It’s been exactly ten years since we lived in the middle hills of the Himalayas. We still miss it. So, to mark the occasion last night, we ate dal bhat together and read chapters 16 and 17 from ‘No Ordinary View’ – reminiscing about our old life on the Dhulikhel ridge, riding around on the motorbike, and doing home-school, and singing in Nepali church, and teaching physio at DMI.
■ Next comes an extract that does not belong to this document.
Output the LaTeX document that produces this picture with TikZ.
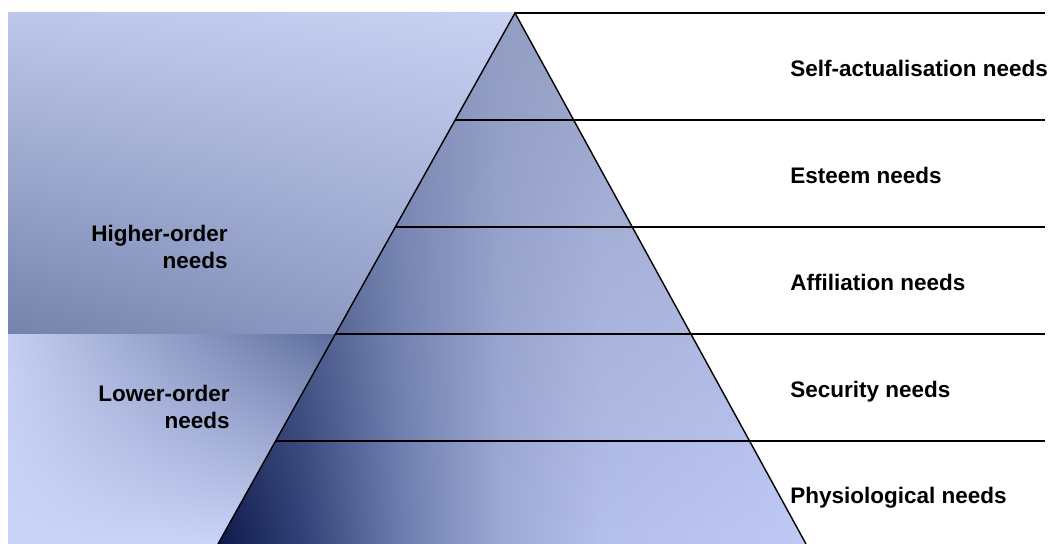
\documentclass[tikz,border=0pt]{standalone}
\usepackage{fontspec}
\setmainfont{Liberation Sans}
\usetikzlibrary{calc,shadings,fadings}

\definecolor{skytop}{RGB}{190,199,234}
\definecolor{skytopr}{RGB}{200,209,242}
\definecolor{skylow}{RGB}{116,131,172}
\definecolor{skylowr}{RGB}{152,164,205}
\definecolor{groundl}{RGB}{198,207,242}
\definecolor{grounds}{RGB}{92,108,155}
\definecolor{groundb}{RGB}{202,211,248}
\definecolor{haze}{RGB}{140,150,184}

\pgfdeclarehorizontalshading{pyramidshade}{100bp}{
  color(0bp)=(rgb,255:red,15;green,25;blue,75);
  color(25bp)=(rgb,255:red,15;green,25;blue,75);
  color(32bp)=(rgb,255:red,48;green,64;blue,118);
  color(40.5bp)=(rgb,255:red,108;green,124;blue,174);
  color(49bp)=(rgb,255:red,158;green,170;blue,214);
  color(57.5bp)=(rgb,255:red,180;green,191;blue,234);
  color(75bp)=(rgb,255:red,192;green,202;blue,246);
  color(100bp)=(rgb,255:red,192;green,202;blue,246)}
\tikzfading[name=fadedown, top color=transparent!35, bottom color=transparent!100]

\tikzset{
  need/.style={font=\bfseries\fontsize{12.8}{15.3}\selectfont, anchor=base west, inner sep=0pt},
  order/.style={font=\bfseries\fontsize{12.8}{15.3}\selectfont, anchor=base east, align=right, inner sep=0pt},
  tier/.style={line width=0.8pt}
}

\begin{document}
\begin{tikzpicture}[x=0.02cm,y=-0.02cm]
  \useasboundingbox (0,0) rectangle (1055,544);
  \coordinate (apex) at (515,13);
  \coordinate (bl) at (218,544);
  \coordinate (br) at (806,544);
  \coordinate (rim) at (1045,13);

  % shaded background on the left
  \shade[upper left=skytop, upper right=skytopr, lower left=skylow, lower right=skylowr]
    (8,13) rectangle (515,334);
  \shade[upper left=groundl, upper right=grounds, lower left=groundb, lower right=groundb]
    (8,334) rectangle (336,544);

  % pyramid
  \shade[shading=pyramidshade] (apex) -- (bl) -- (br) -- cycle;
  \fill[haze, path fading=fadedown] (apex) -- (bl) -- (br) -- cycle;
  \draw[tier] (bl) -- (apex) -- (br);

  % levels
  \draw[tier] (apex) -- (rim);
  \foreach \f [count=\i] in {0.2015,0.403,0.6045,0.806} {
    \coordinate (l\i) at ($(apex)!\f!(bl)$);
    \draw[tier] (l\i) -- (l\i -| rim);
  }

  \node[need] (self) at (790,77) {Self-actualisation needs};
  \node[need] (esteem) at (790,183) {Esteem needs};
  \node[need] (affil) at (790,290) {Affiliation needs};
  \node[need] (secur) at (790,397) {Security needs};
  \node[need] (phys) at (790,503) {Physiological needs};

  \node[order] (higher) at (228,268) {Higher-order\\needs};
  \node[order] (lower) at (230,428) {Lower-order\\needs};
\end{tikzpicture}
\end{document}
In chapters 16 and 17, we also lived through the revolution, and three weeks of daytime curfew, stuck in Kathmandu, away from our home and belongings and friends in Dhulikhel. The embassies were evacuating all their ‘non-essential’ staff and two million people were about to storm the palace, so we got up at 3.30am and raced the curfew, in order to retrieve our belongings from Dhulikhel. We drove through pitch blackness, and piles of burning rubble and debris and broken glass and soldiers trying to enforce the night time curfew. Then we arrived at our home and packed it up in half an hour, between 5.15am and 5.45am, racing around the rooms with pillowcases and shouting goodbye to our terraced back yard… and then we leapt back in the van to be back in Kathmandu before 7.00am, when the riot to end all riots would begin. But we reached the Ring Road and it was quiet. Where were all the people? Then we read the news. Overnight the king had given in, and restored power to the people. The ten year civil war was over. So we ate democracy momos on the roof of the INF flat and celebrated.

Last night, after reading chapter 17, I put the book down and we all said, “Wow”. And then we said, “I wish we could do it again.”